The first book he republished was Recueil et Parallèle des Edifices de Tout Genre (Survey and Comparison of Buildings of All Types), originally published in 1800 by the French architect Jean-Nicolas-Louis Durand. But the design--with sheets 20"×26" in a box and priced at $300--was "not very practical."
The second book was Edifices de Rome Moderne by Paul Letarouilly, originally published in 1840, a classic on Roman Renaissance architecture that Lippert published as a 9"×12" bound book. He "hawked them to students for $55 apiece out of the trunk of his car. They sold out immediately," the Times wrote. "Thus was born Princeton Architectural Press." (The house has no official connection to Princeton University; Lippert did receive undergraduate and Master's degrees from Princeton and taught there, too.)
The press expanded beyond reprinting classics to include books on architecture, design and visual culture as well as books on pop culture, memoir & biography, cookbooks, crafts and hobbies, children's books and a range of sidelines, including notecards, postcards, puzzles, journals, stamp sets and games.
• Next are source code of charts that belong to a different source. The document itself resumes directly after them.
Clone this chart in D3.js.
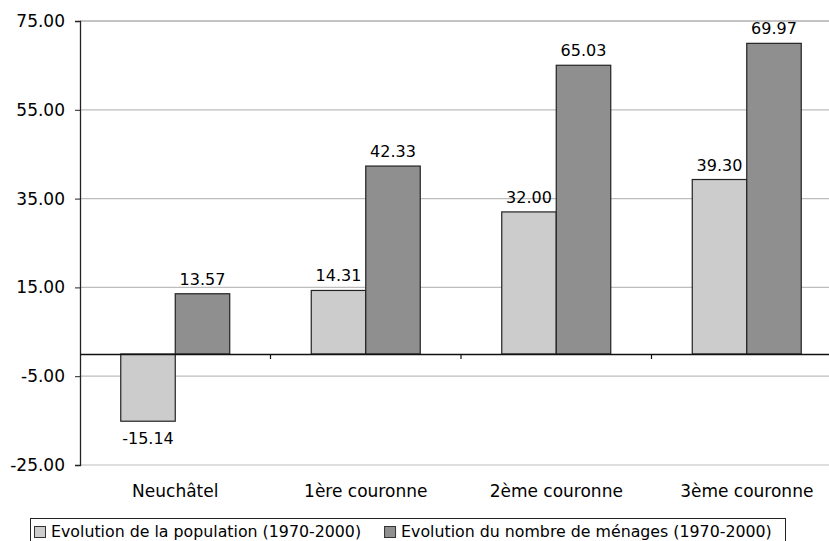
<!DOCTYPE html>
<html><head><meta charset="utf-8">
<script src="https://cdn.jsdelivr.net/npm/d3@7"></script>
<style>body{margin:0;background:#fff}svg{display:block}text{font-family:"DejaVu Sans",Verdana,sans-serif;fill:#000}</style>
</head><body><svg id="c" width="829" height="541"></svg>
<script>
const categories = ["Neuchâtel", "1ère couronne", "2ème couronne", "3ème couronne"];
const seriesNames = ["Evolution de la population (1970-2000)", "Evolution du nombre de ménages (1970-2000)"];
const population = [-15.14, 14.31, 32.00, 39.30];
const menages = [13.57, 42.33, 65.03, 69.97];
const yTicks = [75, 55, 35, 15, -5, -25];
const colors = ["#cccccc", "#8f8f8f"];

(function () {
const svg = d3.select("#c");
const pLeft = 80, pRight = 842, pTop = 21, pBottom = 465;
const x = d3.scaleBand().domain(categories).range([pLeft, pRight]).paddingInner(0).paddingOuter(0);
const y = d3.scaleLinear().domain([-25, 75]).range([pBottom, pTop]);
const inner = d3.scaleBand().domain([0, 1]).range([0, x.bandwidth()]).paddingInner(0).paddingOuter(0.748);

// gridlines
svg.append("g").selectAll("line").data(yTicks).join("line")
  .attr("x1", pLeft).attr("x2", pRight).attr("y1", d => y(d)).attr("y2", d => y(d))
  .attr("stroke", d => d === 75 ? "#8a8a8a" : "#bdbdbd").attr("stroke-width", 1.2);

// y axis
const yAxis = d3.axisLeft(y).tickValues(yTicks).tickFormat(d => d.toFixed(2)).tickSize(5).tickPadding(10);
const ya = svg.append("g").attr("transform", `translate(${pLeft},0)`).call(yAxis);
ya.select(".domain").attr("stroke", "#222").attr("stroke-width", 1.3);
ya.selectAll(".tick line").attr("stroke", "#222");
ya.selectAll(".tick text").style("font-size", "17px").attr("fill", "#000");

// bars
const data = categories.map((c, i) => ({c, vals: [population[i], menages[i]]}));
const g = svg.append("g");
data.forEach(d => {
  d.vals.forEach((v, s) => {
    const x0 = x(d.c) + inner(s);
    g.append("rect").attr("x", x0).attr("width", inner.bandwidth())
      .attr("y", y(Math.max(0, v))).attr("height", Math.abs(y(v) - y(0)))
      .attr("fill", colors[s]).attr("stroke", "#222").attr("stroke-width", 1.2);
    g.append("text").attr("x", x0 + inner.bandwidth() / 2)
      .attr("y", v >= 0 ? y(v) - 9 : y(v) + 22.5)
      .attr("text-anchor", "middle").style("font-size", "16px").text(v.toFixed(2));
  });
});

// x axis at zero
const xAxis = d3.axisBottom(x).tickSize(0).tickFormat("");
const xa = svg.append("g").attr("transform", `translate(0,${y(0)})`).call(xAxis);
xa.select(".domain").attr("stroke", "#111").attr("stroke-width", 1.5);
const bounds = categories.slice(1).map(c => x(c));
svg.append("g").selectAll("line").data(bounds).join("line")
  .attr("x1", d => d).attr("x2", d => d).attr("y1", y(0)).attr("y2", y(0) + 5).attr("stroke", "#111").attr("stroke-width", 1.2);
svg.append("g").selectAll("text").data(categories).join("text")
  .attr("x", d => x(d) + x.bandwidth() / 2).attr("y", 497).attr("text-anchor", "middle")
  .style("font-size", "17px").text(d => d);

// legend
const lg = svg.append("g");
lg.append("rect").attr("x", 30.5).attr("y", 518.5).attr("width", 755).attr("height", 40)
  .attr("fill", "#fff").attr("stroke", "#222").attr("stroke-width", 1);
let lx = 34;
seriesNames.forEach((n, i) => {
  lg.append("rect").attr("x", lx + 0.5).attr("y", 526.5).attr("width", 11).attr("height", 11)
    .attr("fill", colors[i]).attr("stroke", "#333");
  const t = lg.append("text").attr("x", lx + 17).attr("y", 537).style("font-size", "15.8px").text(n);
  lx += 17 + t.node().getComputedTextLength() + 23;
});
})();
</script></body></html>
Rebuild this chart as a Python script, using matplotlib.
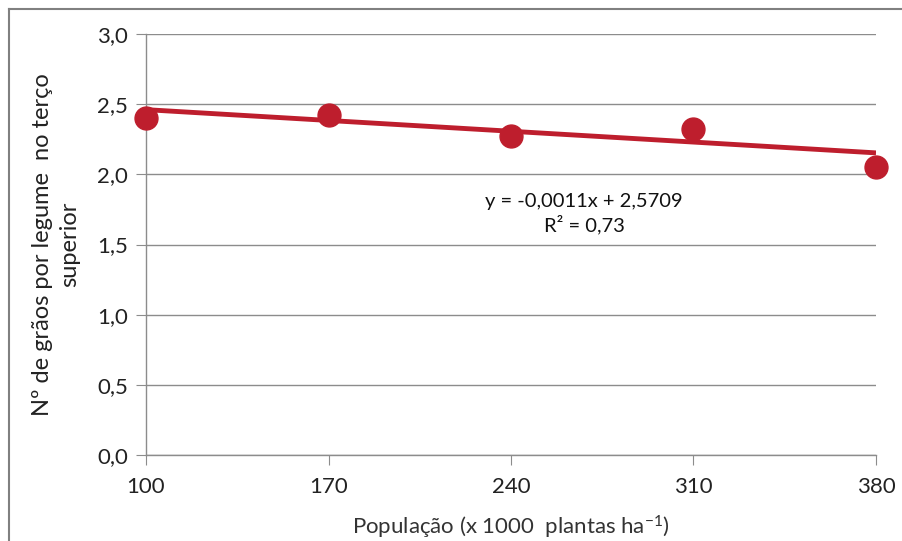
import matplotlib.pyplot as plt
from matplotlib.lines import Line2D

# fonte
plt.rcParams['font.family'] = ['Lato', 'DejaVu Sans']
plt.rcParams['mathtext.default'] = 'regular'

# dados
populacao = [100, 170, 240, 310, 380]
graos = [2.40, 2.42, 2.27, 2.32, 2.05]
slope = -0.0011
intercept = 2.5709
r2_label = "y = -0,0011x + 2,5709\nR² = 0,73"
y_ticks = [0.0, 0.5, 1.0, 1.5, 2.0, 2.5, 3.0]
y_tick_labels = ["0,0", "0,5", "1,0", "1,5", "2,0", "2,5", "3,0"]

red = "#BE1E2D"
grid_c = "#8C8C8C"

fig = plt.figure(figsize=(9.03, 5.41), dpi=100)
ax = fig.add_axes([146/903, 86/541, 730/903, 421/541])

# moldura externa (só esquerda e topo aparecem)
bx = 8.5 / 903
by = 1 - 8.5 / 541
fig.lines.append(Line2D([bx, bx], [0, by], transform=fig.transFigure,
                        color="#808080", linewidth=1.5))
fig.lines.append(Line2D([bx, 1], [by, by], transform=fig.transFigure,
                        color="#808080", linewidth=1.5))

# linha de tendência
trend_y = [slope * v + intercept for v in (populacao[0], populacao[-1])]
ax.plot([populacao[0], populacao[-1]], trend_y, color=red, linewidth=3.5,
        solid_capstyle="butt", zorder=3)

# pontos
ax.plot(populacao, graos, "o", color=red, markersize=16.5, clip_on=False, zorder=4)

ax.set_xlim(100, 380)
ax.set_ylim(0, 3)
ax.set_xticks(populacao)
ax.set_xticklabels([str(v) for v in populacao])
ax.set_yticks(y_ticks)
ax.set_yticklabels(y_tick_labels)

ax.grid(True, axis="y", color=grid_c, linewidth=1)
ax.set_axisbelow(True)
for s in ["top", "right"]:
    ax.spines[s].set_visible(False)
for s in ["left", "bottom"]:
    ax.spines[s].set_color(grid_c)
    ax.spines[s].set_linewidth(1)

ax.tick_params(axis="both", colors=grid_c, labelcolor="#222222",
               labelsize=16, length=7)
ax.tick_params(axis="x", pad=9)
ax.tick_params(axis="y", pad=6)

ax.text(268, 1.72, r2_label, ha="center", va="center", fontsize=14.5,
        color="#111111", linespacing=1.3)

ax.set_xlabel("População (x 1000  plantas ha$^{-1}$)", fontsize=16,
              color="#333333", labelpad=12)
ax.set_ylabel("Nº de grãos por legume  no terço\nsuperior", fontsize=17,
              color="#222222", labelpad=12, linespacing=1.4)

plt.savefig("out.png", dpi=100)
Lippert emphasized high quality. In 2004, he told Archinect, "I want people to think if it's one of our books, it's almost certainly interesting, handsome, well edited and well made."
Among Lippert's many interests was history. His 2015 book, War Plan Red, was about secret plans by the United States and Canada to invade each other in the 1920s and '30s. He was also a classical pianist and a computer whiz who ran a tech services company, selling hardware and software to design businesses.